= GIVEN INFORMATION =
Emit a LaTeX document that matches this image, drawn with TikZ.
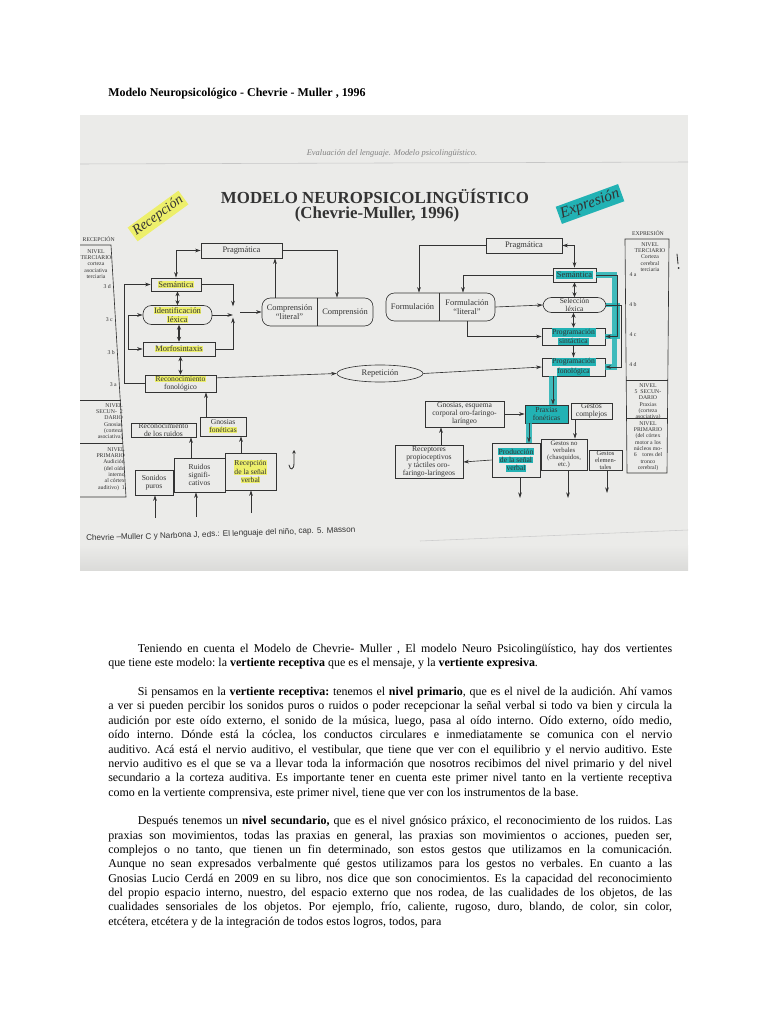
\documentclass[tikz,border=0pt]{standalone}
\usepackage{fontspec}
\setmainfont{Liberation Serif}
\newfontfamily\capfont{Liberation Sans}
\usetikzlibrary{shapes.geometric,arrows.meta}

\definecolor{photobg}{HTML}{EBEBE9}
\definecolor{ink}{HTML}{333333}
\definecolor{hlyellow}{HTML}{EDEF6B}
\definecolor{hlteal}{HTML}{22B2B4}

\newcommand{\dgf}{\fontsize{6}{6.4}\selectfont}
\newcommand{\smf}{\fontsize{5.4}{5.8}\selectfont}
\newcommand{\sbf}{\fontsize{4.1}{4.5}\selectfont}
\newcommand{\bodyf}{\fontsize{8.5}{10.2}\selectfont}
\newcommand{\hly}[1]{{\setlength{\fboxsep}{0.3pt}\colorbox{hlyellow}{#1}}}
\newcommand{\hlt}[1]{{\setlength{\fboxsep}{0.5pt}\colorbox{hlteal}{#1}}}

\tikzset{
  sz/.style 2 args={minimum width=#1*0.025cm, minimum height=#2*0.025cm},
  box/.style={draw=ink, line width=0.45pt, inner sep=0pt, align=center, font=\dgf, text=ink},
  rbox/.style={box, rounded corners=6pt},
  sidetxt/.style={font=\sbf, text=ink, inner sep=0pt, align=center},
  con/.style={draw=ink, line width=0.45pt, -{Stealth[length=4pt, width=2.6pt]}},
  con2/.style={con, {Stealth[length=4pt, width=2.6pt]}-{Stealth[length=4pt, width=2.6pt]}},
  dcon/.style={draw=ink, line width=0.8pt, {Stealth[length=3.5pt, width=3pt]}-{Stealth[length=3.5pt, width=3pt]}},
  tealband/.style={hlteal, line width=4pt, opacity=0.85},
  pen/.style={ink, line width=0.6pt, line cap=round},
}

\begin{document}
\begin{tikzpicture}[x=0.025cm, y=-0.025cm]
\useasboundingbox (0,0) rectangle (768,1024);
\fill[white] (0,0) rectangle (768,1024);

\node[anchor=base west, inner sep=0pt, font=\bodyf\bfseries] (title) at (108,97) {Modelo Neuropsicológico - Chevrie - Muller , 1996};

% photo of the model
\begin{scope}
\clip (80,115) rectangle (688,570);
\fill[photobg] (80,115) rectangle (688,570);
\shade[top color=photobg, bottom color=photobg!85!gray] (80,545) rectangle (688,570);
\draw[gray!45, line width=0.4pt] (80,164) -- (688,162);
\draw[gray!40, line width=0.4pt] (420,541) -- (688,530);

\node[font=\fontsize{6}{7}\selectfont\itshape, text=gray] (hdr) at (392,153) {Evaluación del lenguaje. Modelo psicolingüístico.};
\node[font=\fontsize{12}{13}\selectfont\bfseries, text=ink] (mtitle) at (375,196) {MODELO NEUROPSICOLINGÜÍSTICO};
\node[font=\fontsize{12}{13}\selectfont\bfseries, text=ink] (msub) at (377,214) {(Chevrie-Muller, 1996)};
\node[fill=hlyellow, rotate=36, inner sep=1.5pt, font=\fontsize{10}{10}\selectfont\itshape, text=ink] (hwrec) at (158,216) {Recepción};
\node[fill=hlteal, rotate=20, inner sep=1.5pt, font=\fontsize{11}{11}\selectfont\itshape, text=ink] (hwexp) at (590,204) {Expresión};
\draw[pen, -{Stealth[length=2.5pt, width=2.5pt]}] (289,465) .. controls (290,471) and (294,470) .. (294,463) -- (294,450);
\draw[pen] (677,254) -- (678,264);
\fill[ink] (678.5,268) circle (1);

% left side bar
\draw[ink, line width=0.45pt] (80,245) -- (111,245) -- (126,497) -- (80,497);
\draw[ink, line width=0.45pt] (80,400) -- (121,400);
\draw[ink, line width=0.45pt] (80,443) -- (123,443);
\node[sidetxt, anchor=east] (recl) at (115,239) {RECEPCIÓN};
\node[sidetxt, anchor=north] (ter3) at (96,249) {NIVEL\\TERCIARIO\\corteza\\asociativa\\terciaria};
\node[sidetxt, anchor=east] (L3d) at (111,287) {3 d};
\node[sidetxt, anchor=east] (L3c) at (113,320) {3 c};
\node[sidetxt, anchor=east] (L3b) at (115,353) {3 b};
\node[sidetxt, anchor=east] (L3a) at (117,385) {3 a};
\node[sidetxt, anchor=north east, align=right] (sec2) at (123,403) {NIVEL\\SECUN-\enspace 2\\DARIO\\Gnosias\\(corteza\\asociativa)};
\node[sidetxt, anchor=north east, align=right] (pri1) at (125,447) {NIVEL\\PRIMARIO\\Audición\\(del oído\\interno\\al córtex\\auditivo)\enspace 1};

% right side bar
\draw[ink, line width=0.45pt] (625,239) -- (669,239) -- (667,473) -- (627,473) -- cycle;
\draw[ink, line width=0.45pt] (626,380) -- (668,380);
\draw[ink, line width=0.45pt] (626,418) -- (668,418);
\node[sidetxt] (expl) at (648,233) {EXPRESIÓN};
\node[sidetxt, anchor=north] (ter4) at (650,242) {NIVEL\\TERCIARIO\\Corteza\\cerebral\\terciaria};
\node[sidetxt] (R4a) at (633,275) {4 a};
\node[sidetxt] (R4b) at (633,305) {4 b};
\node[sidetxt] (R4c) at (633,335) {4 c};
\node[sidetxt] (R4d) at (633,365) {4 d};
\node[sidetxt, anchor=north] (sec5) at (648,383) {NIVEL\\5\enspace SECUN-\\DARIO\\Praxias\\(corteza\\asociativa)};
\node[sidetxt, anchor=north] (pri6) at (648,421) {NIVEL\\PRIMARIO\\(del córtex\\motor a los\\núcleos mo-\\6\quad tores del\\tronco\\cerebral)};

% reception
\node[box, sz={81}{15}] (PragL) at (241.5,250.5) {Pragmática};
\node[box, sz={50}{13}] (SemL) at (176,284.5) {\hly{Semántica}};
\node[rbox, sz={69}{19}] (IdLex) at (177.5,315) {\hly{Identificación}\\\hly{léxica}};
\node[box, sz={72}{14}] (Morf) at (179,349) {\hly{Morfosintaxis}};
\node[box, sz={71}{17}, font=\smf] (RecFon) at (180.5,383.5) {\hly{Reconocimiento}\\fonológico};
\node[rbox, sz={111}{28}] (Comp) at (317.5,312) {};
\node[box, draw=none] (CompA) at (289.5,312) {Comprensión\\``literal''};
\node[box, draw=none] (CompB) at (345,312) {Comprensión};
\node[ellipse, draw=ink, line width=0.45pt, sz={86}{17}, inner sep=0pt, font=\dgf, text=ink] (Rep) at (380,373.5) {Repetición};
\node[box, sz={65}{14}, font=\smf] (RecRuid) at (163.5,430) {Reconocimiento\\de los ruidos};
\node[box, sz={46}{19}, font=\smf] (GnFon) at (223,426.5) {Gnosias\\\hly{fonéticas}};
\node[box, sz={38}{25}, font=\smf] (Son) at (154,482.5) {Sonidos\\puros};
\node[box, sz={51}{34}, font=\smf] (Ruid) at (199.5,475) {Ruidos\\signifi-\\cativos};
\node[box, sz={51}{37}, font=\smf] (RecSen) at (250.5,471.5) {\hly{Recepción}\\\hly{de la señal}\\\hly{verbal}};

% expression
\node[box, sz={76}{15}] (PragR) at (524,245.5) {Pragmática};
\node[box, sz={43}{14}] (SemR) at (574.5,275) {\hlt{Semántica}};
\node[rbox, sz={109}{28}] (Form) at (440.5,307) {};
\node[box, draw=none] (FormA) at (412.5,307) {Formulación};
\node[box, draw=none] (FormB) at (467,307) {Formulación\\``literal''};
\node[rbox, sz={63}{15}, font=\smf] (SelLex) at (574.5,305) {Selección\\léxica};
\node[box, sz={63}{17}, font=\smf] (ProgSin) at (573.5,336.5) {\hlt{Programación}\\\hlt{sintáctica}};
\node[box, sz={63}{16}, font=\smf] (ProgFon) at (573.5,367) {\hlt{Programación}\\\hlt{fonológica}};
\node[box, sz={79}{26}, font=\smf] (GnosCorp) at (464.5,414) {Gnosias, esquema\\corporal oro-faringo-\\laríngeo};
\node[box, sz={43}{18}, font=\smf, fill=hlteal] (Prax) at (546.5,414) {Praxias\\fonéticas};
\node[box, sz={41}{16}, font=\smf] (GestC) at (591.5,411) {Gestos\\complejos};
\node[box, sz={68}{33}, font=\smf] (Recep) at (429,462) {Receptores\\propioceptivos\\y táctiles oro-\\faringo-laríngeos};
\node[box, sz={48}{34}, font=\smf] (Prod) at (516,460) {\hlt{Producción}\\\hlt{de la señal}\\\hlt{verbal}};
\node[box, sz={46}{31}, font=\fontsize{4.8}{5.2}\selectfont] (GestNV) at (564,454.5) {Gestos no\\verbales\\(chasquidos,\\etc.)};
\node[box, sz={33}{20}, font=\fontsize{4.6}{5}\selectfont] (GestE) at (605.5,460) {Gestos\\elemen-\\tales};

\coordinate (J) at (233,312);
\coordinate (divC) at (317,0);
\coordinate (divF) at (439,0);
\coordinate (cCP) at (275,0);
\coordinate (cPC) at (337,0);
\coordinate (cRF) at (206,0);
\coordinate (cRR) at (191,0);
\coordinate (cGF) at (241,0);
\coordinate (cFA) at (419,0);
\coordinate (cFB) at (463,0);
\coordinate (cFS) at (467,0);
\coordinate (cPP) at (553,0);
\coordinate (cPX) at (529,0);
\coordinate (cRG) at (441,0);
\coordinate (cGG) at (575,0);
\coordinate (inSon) at (155,518);
\coordinate (inRuid) at (196,517);
\coordinate (inRec) at (251,513);
\coordinate (outProd) at (520,498);
\coordinate (outGNV) at (568,498);
\coordinate (outGE) at (607,493);

\draw[tealband] (SemR.east) -- ++(18,0) |- (ProgFon.east);
\draw[tealband, line width=3pt] (SelLex.east) -- ++(12,0) |- (ProgSin.east);
\draw[tealband, line width=5pt] (ProgFon.south -| cPP) -- (Prax.north -| cPP);
\draw[tealband] (Prax.south -| cPX) -- (Prod.north -| cPX);

\draw[ink, line width=0.45pt] (Comp.north -| divC) -- (Comp.south -| divC);
\draw[ink, line width=0.45pt] (Form.north -| divF) -- (Form.south -| divF);

\draw[con2] (SemL.north) |- (PragL.west);
\draw[con] (PragL.east) -| (Comp.north -| cPC);
\draw[con] (Comp.north -| cCP) -- (PragL.south -| cCP);
\draw[con, shorten >=4pt] (SemL.east) -| (J);
\draw[con, shorten >=4pt] (Morf.east) -| (J);
\draw[con] (IdLex.east) -- (IdLex.east -| J);
\draw[con, shorten <=5pt] (J) -- (Comp.west);
\draw[dcon] (IdLex.north |- SemL.south) -- (IdLex.north);
\draw[dcon] (Morf.north |- IdLex.south) -- (Morf.north);
\draw[dcon] (RecFon.north |- Morf.south) -- (RecFon.north);
\draw[con] (RecFon.west) -- ++(-20,0) |- (SemL.west);
\draw[con2] (IdLex.west) -- ++(-14,0) |- (Morf.west);
\draw[con] ([yshift=4pt]RecFon.east) -- (Rep.west);
\draw[con] (Rep.east) -- (ProgFon.west);
\draw[con] (GnFon.north -| cRF) -- (RecFon.south -| cRF);
\draw[con] (Ruid.north -| cRR) -- (RecRuid.south -| cRR);
\draw[con] (RecSen.north -| cGF) -- (GnFon.south -| cGF);
\draw[con] (inSon) -- (inSon |- Son.south);
\draw[con] (inRuid) -- (inRuid |- Ruid.south);
\draw[con] (inRec) -- (inRec |- RecSen.south);

\draw[con2] (SemR.north) |- (PragR.east);
\draw[con] (PragR.west) -| (Form.north -| cFA);
\draw[con] (SemR.west) -| (Form.north -| cFB);
\draw[con] (Form.east) -- (SelLex.west);
\draw[con] (Form.south -| cFS) |- (ProgSin.west);
\draw[dcon] (SelLex.north |- SemR.south) -- (SelLex.north);
\draw[dcon] (ProgSin.north |- SelLex.south) -- (ProgSin.north);
\draw[con] (ProgFon.north |- ProgSin.south) -- (ProgFon.north);
\draw[con] (SemR.east) -- ++(21,0) |- (ProgSin.east);
\draw[con] (SelLex.east) -- ++(15,0) |- (ProgFon.east);
\draw[con] (ProgFon.south -| cPP) -- (Prax.north -| cPP);
\draw[con] (GnosCorp.east) -- (Prax.west);
\draw[con] (Recep.north -| cRG) -- (GnosCorp.south -| cRG);
\draw[con] (Prod.west) -- (Recep.east);
\draw[con] (Prax.south -| cPX) -- (Prod.north -| cPX);
\draw[con] (GestC.south -| cGG) -- (GestNV.north -| cGG);
\draw[con] (Prod.south -| outProd) -- (outProd);
\draw[con] (GestNV.south -| outGNV) -- (outGNV);
\draw[con] (GestE.south -| outGE) -- (outGE);

\node[anchor=base west, rotate=1.9, inner sep=0pt, font=\capfont\fontsize{5.8}{6}\selectfont, text=ink] (cap) at (86,541) {Chevrie –Muller C y Narbona J, eds.: El lenguaje del niño, cap. 5. Masson};
\end{scope}

% text below the picture
\node[anchor=north west, inner sep=0pt, text width=401pt, align=justify, font=\bodyf\frenchspacing] (body) at (108,644) {%
\hspace*{21pt}Teniendo en cuenta el Modelo de Chevrie- Muller , El modelo Neuro Psicolingüístico, hay dos vertientes\linebreak
que tiene este modelo: la \textbf{vertiente receptiva} que es el mensaje, y la \textbf{vertiente expresiva}.\\[10.2pt]
\hspace*{21pt}Si pensamos en la \textbf{vertiente receptiva:} tenemos el \textbf{nivel primario}, que es el nivel de la audición. Ahí vamos\linebreak
a ver si pueden percibir los sonidos puros o ruidos o poder recepcionar la señal verbal si todo va bien y circula la\linebreak
audición por este oído externo, el sonido de la música, luego, pasa al oído interno. Oído externo, oído medio,\linebreak
oído interno. Dónde está la cóclea, los conductos circulares e inmediatamente se comunica con el nervio\linebreak
auditivo. Acá está el nervio auditivo, el vestibular, que tiene que ver con el equilibrio y el nervio auditivo. Este\linebreak
nervio auditivo es el que se va a llevar toda la información que nosotros recibimos del nivel primario y del nivel\linebreak
secundario a la corteza auditiva. Es importante tener en cuenta este primer nivel tanto en la vertiente receptiva\linebreak
como en la vertiente comprensiva, este primer nivel, tiene que ver con los instrumentos de la base.\\[10.2pt]
\hspace*{21pt}Después tenemos un \textbf{nivel secundario,} que es el nivel gnósico práxico, el reconocimiento de los ruidos. Las\linebreak
praxias son movimientos, todas las praxias en general, las praxias son movimientos o acciones, pueden ser,\linebreak
complejos o no tanto, que tienen un fin determinado, son estos gestos que utilizamos en la comunicación.\linebreak
Aunque no sean expresados verbalmente qué gestos utilizamos para los gestos no verbales. En cuanto a las\linebreak
Gnosias Lucio Cerdá en 2009 en su libro, nos dice que son conocimientos. Es la capacidad del reconocimiento\linebreak
del propio espacio interno, nuestro, del espacio externo que nos rodea, de las cualidades de los objetos, de las\linebreak
cualidades sensoriales de los objetos. Por ejemplo, frío, caliente, rugoso, duro, blando, de color, sin color,\linebreak
etcétera, etcétera y de la integración de todos estos logros, todos, para};
\end{tikzpicture}
\end{document}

= TASK DIRECTIONS =
Reproduce the material above exactly, first line through the line that contains "(420,541) -- (688,530);", minus the pictures.

= EXERCISE OUTPUT =
Emit a LaTeX document that matches this image, drawn with TikZ.
\documentclass[tikz,border=0pt]{standalone}
\usepackage{fontspec}
\setmainfont{Liberation Serif}
\newfontfamily\capfont{Liberation Sans}
\usetikzlibrary{shapes.geometric,arrows.meta}

\definecolor{photobg}{HTML}{EBEBE9}
\definecolor{ink}{HTML}{333333}
\definecolor{hlyellow}{HTML}{EDEF6B}
\definecolor{hlteal}{HTML}{22B2B4}

\newcommand{\dgf}{\fontsize{6}{6.4}\selectfont}
\newcommand{\smf}{\fontsize{5.4}{5.8}\selectfont}
\newcommand{\sbf}{\fontsize{4.1}{4.5}\selectfont}
\newcommand{\bodyf}{\fontsize{8.5}{10.2}\selectfont}
\newcommand{\hly}[1]{{\setlength{\fboxsep}{0.3pt}\colorbox{hlyellow}{#1}}}
\newcommand{\hlt}[1]{{\setlength{\fboxsep}{0.5pt}\colorbox{hlteal}{#1}}}

\tikzset{
  sz/.style 2 args={minimum width=#1*0.025cm, minimum height=#2*0.025cm},
  box/.style={draw=ink, line width=0.45pt, inner sep=0pt, align=center, font=\dgf, text=ink},
  rbox/.style={box, rounded corners=6pt},
  sidetxt/.style={font=\sbf, text=ink, inner sep=0pt, align=center},
  con/.style={draw=ink, line width=0.45pt, -{Stealth[length=4pt, width=2.6pt]}},
  con2/.style={con, {Stealth[length=4pt, width=2.6pt]}-{Stealth[length=4pt, width=2.6pt]}},
  dcon/.style={draw=ink, line width=0.8pt, {Stealth[length=3.5pt, width=3pt]}-{Stealth[length=3.5pt, width=3pt]}},
  tealband/.style={hlteal, line width=4pt, opacity=0.85},
  pen/.style={ink, line width=0.6pt, line cap=round},
}

\begin{document}
\begin{tikzpicture}[x=0.025cm, y=-0.025cm]
\useasboundingbox (0,0) rectangle (768,1024);
\fill[white] (0,0) rectangle (768,1024);

\node[anchor=base west, inner sep=0pt, font=\bodyf\bfseries] (title) at (108,97) {Modelo Neuropsicológico - Chevrie - Muller , 1996};

% photo of the model
\begin{scope}
\clip (80,115) rectangle (688,570);
\fill[photobg] (80,115) rectangle (688,570);
\shade[top color=photobg, bottom color=photobg!85!gray] (80,545) rectangle (688,570);
\draw[gray!45, line width=0.4pt] (80,164) -- (688,162);
\draw[gray!40, line width=0.4pt] (420,541) -- (688,530);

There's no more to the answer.